5G makes possible the connection and interaction of billions of devices of almost any kind and collection of data from those devices. Indeed, 5G connectivity promises to lead consumers, industries, and governments to new frontiers of productivity and innovation. However, an examination of how the United States compares internationally on investments critical to 5G surfaces a disturbing trend. Other countries are outspending the United States in both relative and absolute terms. In these countries, the execution is faster and more capital efficient than it is in the United States.
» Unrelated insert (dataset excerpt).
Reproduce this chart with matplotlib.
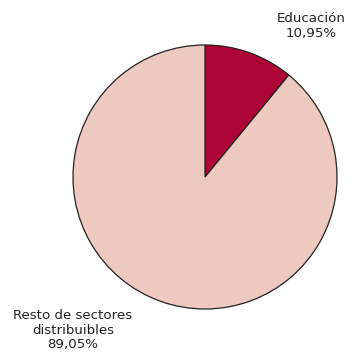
import matplotlib
matplotlib.use("Agg")
import matplotlib.pyplot as plt

# data
sectores = ["Educación", "Resto de sectores\ndistribuibles"]
porcentajes = [10.95, 89.05]
colores = ["#AE0335", "#EEC9C0"]

plt.rcParams['font.family'] = ['DejaVu Sans']

fig = plt.figure(figsize=(3.49, 3.54), dpi=100)
ax = fig.add_axes([0, 0, 1, 1])

# pie, drawn in pixel-like coordinates (y measured from bottom)
ax.pie(porcentajes, colors=colores, startangle=90, counterclock=False,
       center=(205, 177), radius=132, frame=True,
       wedgeprops=dict(edgecolor='#222222', linewidth=0.9))
ax.set_xlim(0, 349)
ax.set_ylim(0, 354)
ax.set_aspect('equal')
ax.axis('off')

def etiqueta(i):
    return f"{sectores[i]}\n{porcentajes[i]:.2f}%".replace(".", ",")

ax.text(311, 354 - 26, etiqueta(0), ha='center', va='center',
        fontsize=9.6, color='#222222', linespacing=1.15)
ax.text(73, 354 - 330, etiqueta(1), ha='center', va='center',
        fontsize=9.6, color='#222222', linespacing=1.12)

fig.savefig("out.png", dpi=100)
Since 2015, China outspent the United States by approximately $24 billion in wireless communications infrastructure and built 350,000 new sites,1 while the United States built fewer than 30,000.2 Looking forward, China’s five-year economic plan specifies $400 billion in 5G-related investment.3 Consequently, China and other countries may be creating a 5G tsunami, making it near impossible to catch up.

Being first to LTE afforded the United States macroeconomic benefits as it became a test bed for innovative mobile, social, and streaming applications.4 Being first to 5G can have even greater and more sustained benefits to our national economy given the network effects associated with adding billions of devices to the 5G network, enabling machine-to-machine interactions and utilizing data from such interactions. In this paper, we examine how the United States compares to other countries, revealing dramatic examples where it is losing ground in the race to be first to 5G.

We also consider a range of actions and policies that may help overcome deployment challenges and enable rapid and extensive 5G deployment, including a light-touch policy framework that urges carriers and their ecosystem partners to negotiate solutions without government intervention and encourages carriers to operate at greater scale and economic efficiency.